The key words are relationship, intimacy, community and mutual love—all of which give us insight into the theological meaning of friendship. Humans, made in the image of God, are called friends by Jesus in the fourth Gospel. Jesus says that such a naming is based on what he has heard from his Father, with whom he is integrally related in the Trinity. God is thus a model and an agent of friendship.

Nygren and Kierkegaard are right to exclude friendship if the question they are concerned with is that very Lutheran question, “How do I, how do we, find a gracious God?” In other words, when the emphasis is on what the old-timers call in loco justificationis, only agape, that free-flowing love of God, will do. But that isn’t the only aspect of God we have to talk about.

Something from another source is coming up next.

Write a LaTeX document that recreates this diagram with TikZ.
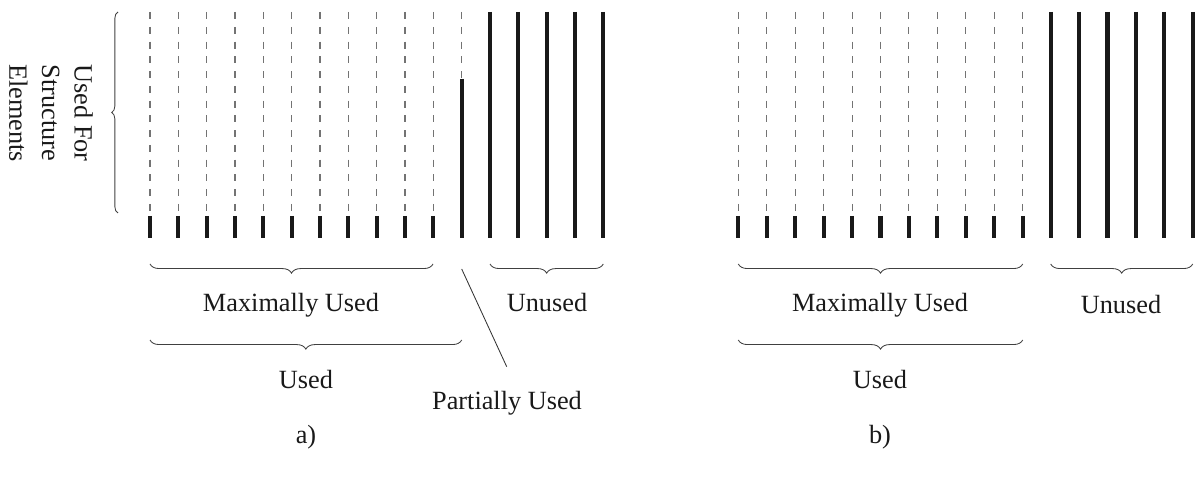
\documentclass[tikz,border=0pt]{standalone}
\usepackage{fontspec}
\setmainfont{Liberation Serif}
\usetikzlibrary{decorations.pathreplacing}
\begin{document}
\begin{tikzpicture}[x=0.025cm,y=0.025cm,
  thickbar/.style={line width=2.9pt,draw=black!90},
  dashbar/.style={line width=0.75pt,draw=black!55,dash pattern=on 5pt off 5.5pt},
  hbrace/.style={decorate,decoration={brace,amplitude=6.5pt},line width=0.6pt,draw=black!75},
  vbrace/.style={decorate,decoration={brace,amplitude=4.5pt},line width=0.6pt,draw=black!75},
  lbl/.style={font=\fontsize{18.7}{23.2}\selectfont,text=black!90,inner sep=0pt}]
\useasboundingbox (0,0) rectangle (1195,-477);
% panel a
\foreach \i in {0,...,10}{
  \draw[dashbar] (150+28.33*\i,-12) -- (150+28.33*\i,-216);
  \draw[thickbar] (150+28.33*\i,-216) -- (150+28.33*\i,-238);
}
\draw[dashbar] (461.7,-12) -- (461.7,-79);
\draw[thickbar] (461.7,-79) -- (461.7,-238);
\foreach \i in {0,...,4}{
  \draw[thickbar] (490+28.33*\i,-12) -- (490+28.33*\i,-238);
}
% panel b
\foreach \i in {0,...,10}{
  \draw[dashbar] (738.3+28.44*\i,-12) -- (738.3+28.44*\i,-216);
  \draw[thickbar] (738.3+28.44*\i,-216) -- (738.3+28.44*\i,-238);
}
\foreach \i in {0,...,5}{
  \draw[thickbar] (1050.7+28.4*\i,-12) -- (1050.7+28.4*\i,-238);
}
% vertical brace and label
\draw[vbrace] (118,-213) -- (118,-12);
\node[lbl,rotate=-90,align=center] (struct) at (51,-113) {Used For\\Structure\\Elements};
% braces panel a
\draw[hbrace] (433,-264) -- (150,-264);
\node[lbl] (maxa) at (291,-305) {Maximally Used};
\draw[hbrace] (603.3,-264) -- (490,-264);
\node[lbl] (unuseda) at (547,-303) {Unused};
\draw[hbrace] (461.7,-340) -- (150,-340);
\node[lbl] (useda) at (306,-380) {Used};
\coordinate (pstart) at (461.7,-269);
\coordinate (pend) at (506.7,-366.7);
\draw[line width=0.6pt,draw=black!80] (pstart) -- (pend);
\node[lbl] (partial) at (507,-403) {Partially Used};
\node[lbl] (a) at (306,-437) {a)};
% braces panel b
\draw[hbrace] (1022.7,-264) -- (738.3,-264);
\node[lbl] (maxb) at (880,-305) {Maximally Used};
\draw[hbrace] (1192.7,-264) -- (1050.7,-264);
\node[lbl] (unusedb) at (1121,-305) {Unused};
\draw[hbrace] (1022.7,-340) -- (738.3,-340);
\node[lbl] (usedb) at (880,-380) {Used};
\node[lbl] (b) at (880,-437) {b)};
\end{tikzpicture}
\end{document}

When we speak extra locum justificationis—about, for example, relationships and the joys of life here on earth—scripture teaches us that friendship can be modeled on the relationship between Jesus and the One he called Father.

If we remain in the purely theological, speculative realm, this can be hard to understand, but in the practice of faith, we can witness to the experience of God —who may come to us in the messy form of one who seeks a relationship with us.

One concern about using the word friendship in relation to God is that we might sentimentalize our understanding. Friends are supposed to overlook flaws in each other and live with them. Friendship implies affection, and affection can sometimes be saccharin. But in practice, long, intimate and tested friendships are not always soft and concessive. A true friend is one who can risk saying to the other, “Get off your high horse!” or “This time you went too far!” or, more mildly, “Are you doing your part?” Such chiding words can hurt, but they are part of the healing and growth that belongs to friendship. And in our friendship with God, we have the extra resource of agape, that free-flowing, pure love, to address such situations.

Can and does friendship belong in theological dictionaries as a witness to an aspect of God’s character, despite its long exile? Yes. But with the extra caution that it not lead to sentimentalizing God. We also have the revelation of a wrathful God, a God with a dark side. That revelation is too consistent to reduce all that is said about God to something palsy and chummy. Theologians speak of God’s wrathful love. In realistic and sustained friendships, there can be elements of wrath born of frustration, disappointment and rejection. But it is finally love of a particular kind, a kind that comes from God, that endures in friendship and hence enriches life.